> **Records to process**
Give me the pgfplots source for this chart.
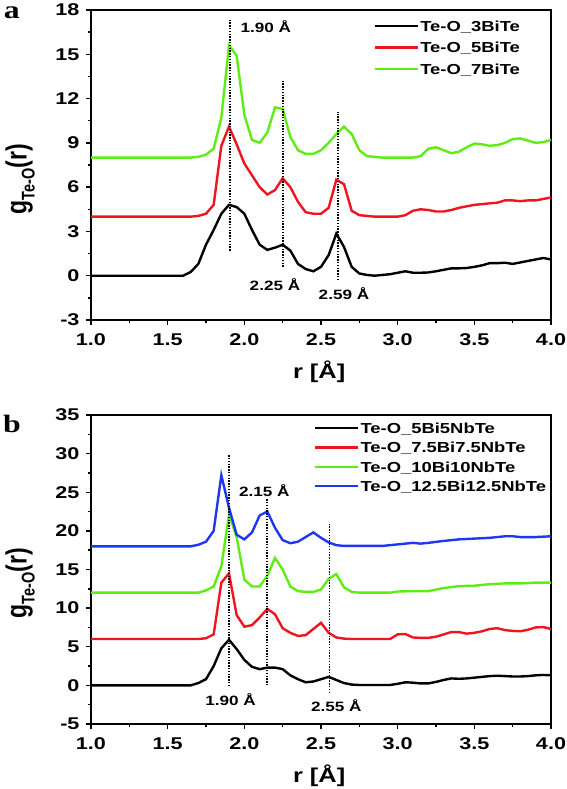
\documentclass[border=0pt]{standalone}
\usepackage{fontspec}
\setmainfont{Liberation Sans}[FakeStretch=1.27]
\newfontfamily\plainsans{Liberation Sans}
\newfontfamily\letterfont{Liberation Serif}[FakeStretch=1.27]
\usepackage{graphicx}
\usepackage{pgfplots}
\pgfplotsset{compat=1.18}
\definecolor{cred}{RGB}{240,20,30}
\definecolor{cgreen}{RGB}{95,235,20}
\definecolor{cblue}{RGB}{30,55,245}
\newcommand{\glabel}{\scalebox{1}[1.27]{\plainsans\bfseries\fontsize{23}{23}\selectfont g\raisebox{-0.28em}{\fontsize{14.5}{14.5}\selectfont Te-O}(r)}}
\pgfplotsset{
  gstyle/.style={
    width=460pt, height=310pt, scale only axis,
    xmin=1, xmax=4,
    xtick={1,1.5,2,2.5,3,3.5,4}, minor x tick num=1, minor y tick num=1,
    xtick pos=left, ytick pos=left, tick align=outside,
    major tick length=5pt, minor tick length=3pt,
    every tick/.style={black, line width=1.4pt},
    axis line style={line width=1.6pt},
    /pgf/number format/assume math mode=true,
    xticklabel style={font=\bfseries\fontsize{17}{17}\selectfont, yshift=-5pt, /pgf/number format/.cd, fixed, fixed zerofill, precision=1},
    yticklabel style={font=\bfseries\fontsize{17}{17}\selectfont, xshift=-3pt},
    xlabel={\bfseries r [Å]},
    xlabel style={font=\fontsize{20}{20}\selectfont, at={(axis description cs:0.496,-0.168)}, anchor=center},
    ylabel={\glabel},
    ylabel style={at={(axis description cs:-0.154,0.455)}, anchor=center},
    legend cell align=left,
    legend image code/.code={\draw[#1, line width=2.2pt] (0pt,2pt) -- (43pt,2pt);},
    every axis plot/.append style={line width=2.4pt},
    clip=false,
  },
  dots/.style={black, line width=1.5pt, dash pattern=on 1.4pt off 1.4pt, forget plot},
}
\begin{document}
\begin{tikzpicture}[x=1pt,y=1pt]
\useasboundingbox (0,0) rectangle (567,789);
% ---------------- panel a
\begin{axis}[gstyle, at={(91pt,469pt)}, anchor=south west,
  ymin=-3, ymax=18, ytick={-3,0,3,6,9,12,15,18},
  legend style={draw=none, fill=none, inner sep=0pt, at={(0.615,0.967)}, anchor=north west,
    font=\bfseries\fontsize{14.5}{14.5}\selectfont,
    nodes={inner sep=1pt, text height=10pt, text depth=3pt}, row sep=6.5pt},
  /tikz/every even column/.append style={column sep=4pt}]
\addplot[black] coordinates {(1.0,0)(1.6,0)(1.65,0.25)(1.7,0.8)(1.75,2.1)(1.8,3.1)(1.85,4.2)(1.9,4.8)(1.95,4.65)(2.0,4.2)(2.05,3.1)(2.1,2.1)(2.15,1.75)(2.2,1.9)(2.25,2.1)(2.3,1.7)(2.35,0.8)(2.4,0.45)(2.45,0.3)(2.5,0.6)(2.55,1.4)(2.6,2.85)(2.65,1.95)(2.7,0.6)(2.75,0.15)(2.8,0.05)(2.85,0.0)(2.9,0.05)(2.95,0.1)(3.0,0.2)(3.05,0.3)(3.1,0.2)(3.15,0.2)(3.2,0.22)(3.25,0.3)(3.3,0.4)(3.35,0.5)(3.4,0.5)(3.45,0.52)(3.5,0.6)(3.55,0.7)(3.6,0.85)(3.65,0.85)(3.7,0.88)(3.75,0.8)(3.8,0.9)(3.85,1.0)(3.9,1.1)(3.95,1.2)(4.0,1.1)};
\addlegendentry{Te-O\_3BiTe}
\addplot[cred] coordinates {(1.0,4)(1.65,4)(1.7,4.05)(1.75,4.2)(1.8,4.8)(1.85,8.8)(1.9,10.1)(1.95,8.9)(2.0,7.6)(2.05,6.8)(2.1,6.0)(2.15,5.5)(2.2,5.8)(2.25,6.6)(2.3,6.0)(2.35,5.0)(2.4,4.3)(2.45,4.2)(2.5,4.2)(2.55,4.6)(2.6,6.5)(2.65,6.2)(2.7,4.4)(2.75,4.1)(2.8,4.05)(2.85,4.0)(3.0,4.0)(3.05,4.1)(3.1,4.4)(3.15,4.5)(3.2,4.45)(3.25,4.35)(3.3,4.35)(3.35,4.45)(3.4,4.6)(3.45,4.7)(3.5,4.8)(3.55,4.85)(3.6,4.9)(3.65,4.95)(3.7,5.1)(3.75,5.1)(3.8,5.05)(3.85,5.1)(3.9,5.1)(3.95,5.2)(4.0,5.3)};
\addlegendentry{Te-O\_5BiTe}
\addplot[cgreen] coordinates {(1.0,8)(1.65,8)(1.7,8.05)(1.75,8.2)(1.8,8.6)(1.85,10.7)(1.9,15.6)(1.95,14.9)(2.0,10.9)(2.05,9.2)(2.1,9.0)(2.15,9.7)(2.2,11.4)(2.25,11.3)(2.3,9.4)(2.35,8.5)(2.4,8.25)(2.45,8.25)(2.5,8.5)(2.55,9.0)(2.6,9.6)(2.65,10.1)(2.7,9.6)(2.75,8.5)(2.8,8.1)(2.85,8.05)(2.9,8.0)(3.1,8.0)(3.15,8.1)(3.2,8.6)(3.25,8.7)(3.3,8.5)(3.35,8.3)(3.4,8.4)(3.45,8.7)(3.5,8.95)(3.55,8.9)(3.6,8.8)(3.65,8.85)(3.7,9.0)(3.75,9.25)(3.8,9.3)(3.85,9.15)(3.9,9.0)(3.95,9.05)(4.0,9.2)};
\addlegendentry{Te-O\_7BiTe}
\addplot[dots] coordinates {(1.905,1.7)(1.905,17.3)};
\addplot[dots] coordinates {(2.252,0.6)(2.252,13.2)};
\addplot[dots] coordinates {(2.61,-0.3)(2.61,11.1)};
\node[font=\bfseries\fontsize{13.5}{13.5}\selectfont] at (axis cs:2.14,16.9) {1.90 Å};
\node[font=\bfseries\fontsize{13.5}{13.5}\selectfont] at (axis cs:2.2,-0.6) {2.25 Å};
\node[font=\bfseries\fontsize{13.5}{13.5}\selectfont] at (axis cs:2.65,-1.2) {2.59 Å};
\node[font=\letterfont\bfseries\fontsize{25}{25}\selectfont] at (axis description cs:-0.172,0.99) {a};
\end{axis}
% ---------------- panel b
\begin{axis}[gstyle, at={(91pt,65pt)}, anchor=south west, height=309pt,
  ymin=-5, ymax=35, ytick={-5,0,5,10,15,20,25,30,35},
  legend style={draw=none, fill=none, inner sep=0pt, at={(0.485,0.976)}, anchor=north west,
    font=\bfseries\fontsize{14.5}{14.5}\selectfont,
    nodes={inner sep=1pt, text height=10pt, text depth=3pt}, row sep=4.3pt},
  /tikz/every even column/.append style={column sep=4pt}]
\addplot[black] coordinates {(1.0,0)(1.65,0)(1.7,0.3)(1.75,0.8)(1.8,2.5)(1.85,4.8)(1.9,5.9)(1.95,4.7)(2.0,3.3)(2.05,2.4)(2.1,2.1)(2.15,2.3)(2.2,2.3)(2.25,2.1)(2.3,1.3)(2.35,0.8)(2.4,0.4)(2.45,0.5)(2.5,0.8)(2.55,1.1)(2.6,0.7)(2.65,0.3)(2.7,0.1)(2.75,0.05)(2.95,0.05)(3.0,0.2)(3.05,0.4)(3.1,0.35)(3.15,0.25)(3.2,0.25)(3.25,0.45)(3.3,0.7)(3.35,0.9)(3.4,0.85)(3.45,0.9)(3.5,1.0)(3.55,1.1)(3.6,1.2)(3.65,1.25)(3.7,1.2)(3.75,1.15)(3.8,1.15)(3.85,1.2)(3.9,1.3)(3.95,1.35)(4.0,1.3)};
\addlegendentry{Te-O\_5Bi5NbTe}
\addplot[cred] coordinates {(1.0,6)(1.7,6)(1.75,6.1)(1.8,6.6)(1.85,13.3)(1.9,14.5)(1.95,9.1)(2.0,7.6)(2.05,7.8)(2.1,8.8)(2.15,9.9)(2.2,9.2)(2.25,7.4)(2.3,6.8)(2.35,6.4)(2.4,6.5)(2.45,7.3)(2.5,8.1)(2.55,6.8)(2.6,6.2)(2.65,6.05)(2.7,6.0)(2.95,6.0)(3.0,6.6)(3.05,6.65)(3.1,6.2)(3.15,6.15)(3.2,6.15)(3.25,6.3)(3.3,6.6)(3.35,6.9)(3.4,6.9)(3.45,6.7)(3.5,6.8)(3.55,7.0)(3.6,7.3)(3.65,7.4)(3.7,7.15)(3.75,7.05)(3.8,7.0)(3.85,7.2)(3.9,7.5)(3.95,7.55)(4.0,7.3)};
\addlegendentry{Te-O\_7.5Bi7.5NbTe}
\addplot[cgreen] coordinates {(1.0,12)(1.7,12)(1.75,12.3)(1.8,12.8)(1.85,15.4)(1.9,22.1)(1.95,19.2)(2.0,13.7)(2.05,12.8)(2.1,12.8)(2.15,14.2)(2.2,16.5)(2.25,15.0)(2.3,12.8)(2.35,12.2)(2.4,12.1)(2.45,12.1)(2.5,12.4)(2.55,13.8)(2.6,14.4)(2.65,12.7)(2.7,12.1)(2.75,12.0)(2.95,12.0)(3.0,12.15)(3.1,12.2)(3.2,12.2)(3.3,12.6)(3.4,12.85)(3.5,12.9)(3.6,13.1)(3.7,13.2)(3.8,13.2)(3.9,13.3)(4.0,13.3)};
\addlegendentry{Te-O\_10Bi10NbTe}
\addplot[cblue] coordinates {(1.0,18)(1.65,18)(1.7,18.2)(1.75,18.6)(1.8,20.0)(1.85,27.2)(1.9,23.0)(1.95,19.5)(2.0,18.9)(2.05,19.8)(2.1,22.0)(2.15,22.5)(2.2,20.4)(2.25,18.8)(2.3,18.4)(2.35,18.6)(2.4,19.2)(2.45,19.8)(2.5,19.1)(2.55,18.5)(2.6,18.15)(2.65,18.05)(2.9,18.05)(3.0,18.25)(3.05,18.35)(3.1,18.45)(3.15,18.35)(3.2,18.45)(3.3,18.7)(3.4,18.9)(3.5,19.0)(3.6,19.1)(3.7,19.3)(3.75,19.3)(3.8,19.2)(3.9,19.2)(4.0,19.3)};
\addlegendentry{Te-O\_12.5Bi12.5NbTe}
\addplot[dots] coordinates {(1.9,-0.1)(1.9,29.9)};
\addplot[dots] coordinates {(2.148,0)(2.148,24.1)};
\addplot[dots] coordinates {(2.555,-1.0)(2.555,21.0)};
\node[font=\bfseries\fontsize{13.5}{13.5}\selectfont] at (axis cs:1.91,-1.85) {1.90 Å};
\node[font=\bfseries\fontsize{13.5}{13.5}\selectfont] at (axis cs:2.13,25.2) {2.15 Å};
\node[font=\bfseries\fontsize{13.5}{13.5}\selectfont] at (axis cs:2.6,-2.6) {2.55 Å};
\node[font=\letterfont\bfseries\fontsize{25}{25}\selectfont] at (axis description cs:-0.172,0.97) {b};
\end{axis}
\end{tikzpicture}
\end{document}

* * *

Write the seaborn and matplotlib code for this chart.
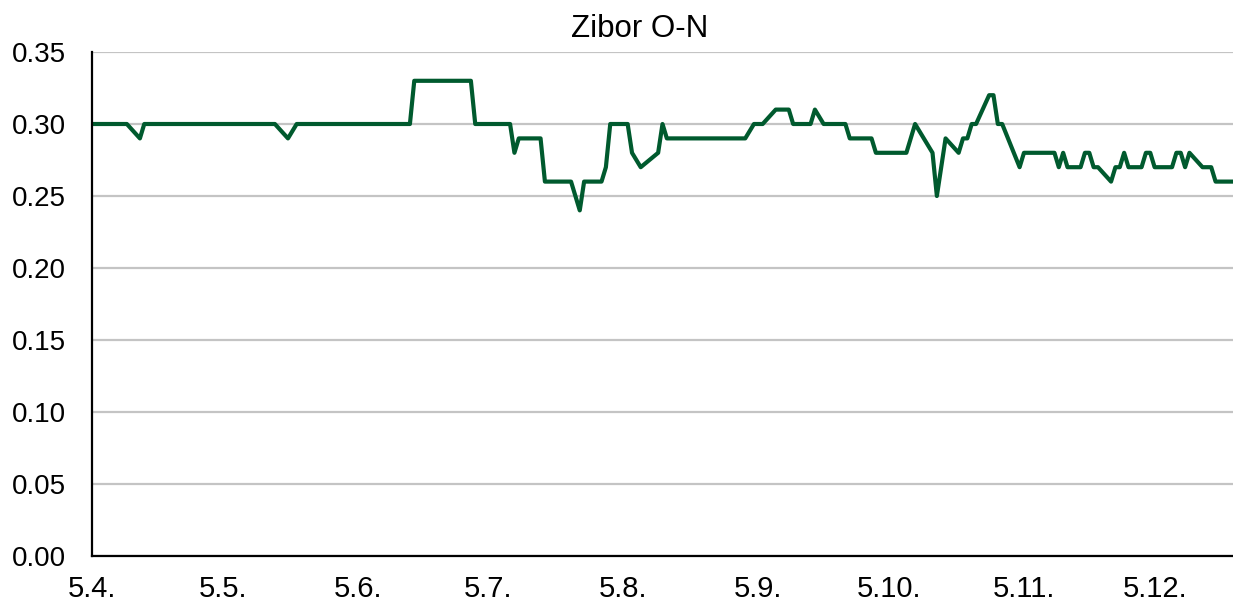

--

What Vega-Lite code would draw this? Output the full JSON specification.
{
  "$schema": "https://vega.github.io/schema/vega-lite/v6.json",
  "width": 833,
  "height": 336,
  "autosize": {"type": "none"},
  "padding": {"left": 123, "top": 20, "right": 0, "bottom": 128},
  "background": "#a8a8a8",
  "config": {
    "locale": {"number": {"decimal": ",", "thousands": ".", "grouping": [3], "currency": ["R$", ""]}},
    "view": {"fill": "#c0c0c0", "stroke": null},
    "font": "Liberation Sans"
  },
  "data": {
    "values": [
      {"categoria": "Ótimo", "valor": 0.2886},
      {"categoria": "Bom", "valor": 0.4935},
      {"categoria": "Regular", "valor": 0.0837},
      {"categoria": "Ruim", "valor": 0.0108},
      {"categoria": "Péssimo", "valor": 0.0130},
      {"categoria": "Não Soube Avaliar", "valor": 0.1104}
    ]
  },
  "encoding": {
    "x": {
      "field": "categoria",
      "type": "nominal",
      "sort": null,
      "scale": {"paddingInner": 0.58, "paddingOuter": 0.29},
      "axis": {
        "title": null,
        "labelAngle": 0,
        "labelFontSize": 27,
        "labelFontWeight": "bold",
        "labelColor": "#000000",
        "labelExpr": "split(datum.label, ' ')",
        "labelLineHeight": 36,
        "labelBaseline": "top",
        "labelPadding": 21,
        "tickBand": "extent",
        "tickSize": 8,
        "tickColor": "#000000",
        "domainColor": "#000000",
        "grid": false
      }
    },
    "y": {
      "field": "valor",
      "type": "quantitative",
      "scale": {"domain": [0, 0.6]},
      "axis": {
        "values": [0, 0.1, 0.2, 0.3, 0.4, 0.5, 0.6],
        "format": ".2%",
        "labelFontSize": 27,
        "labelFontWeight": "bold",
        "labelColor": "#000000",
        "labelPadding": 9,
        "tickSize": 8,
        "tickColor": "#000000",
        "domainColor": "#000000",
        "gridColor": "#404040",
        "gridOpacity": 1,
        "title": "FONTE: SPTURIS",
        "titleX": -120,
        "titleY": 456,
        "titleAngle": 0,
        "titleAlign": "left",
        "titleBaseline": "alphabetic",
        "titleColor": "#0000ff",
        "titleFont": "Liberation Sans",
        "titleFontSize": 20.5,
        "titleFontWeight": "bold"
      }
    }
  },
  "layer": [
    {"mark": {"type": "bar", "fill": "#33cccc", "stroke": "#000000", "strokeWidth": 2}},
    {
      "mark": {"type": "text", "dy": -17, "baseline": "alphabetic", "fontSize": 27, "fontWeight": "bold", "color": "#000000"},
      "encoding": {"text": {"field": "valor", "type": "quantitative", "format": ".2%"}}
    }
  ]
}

> **Written problem**
Show the lines that mention the word "draw".

> **Worked answer**
    legend image code/.code={\draw[#1, line width=2.2pt] (0pt,2pt) -- (43pt,2pt);},
  legend style={draw=none, fill=none, inner sep=0pt, at={(0.615,0.967)}, anchor=north west,
  legend style={draw=none, fill=none, inner sep=0pt, at={(0.485,0.976)}, anchor=north west,
What Vega-Lite code would draw this? Output the full JSON specification.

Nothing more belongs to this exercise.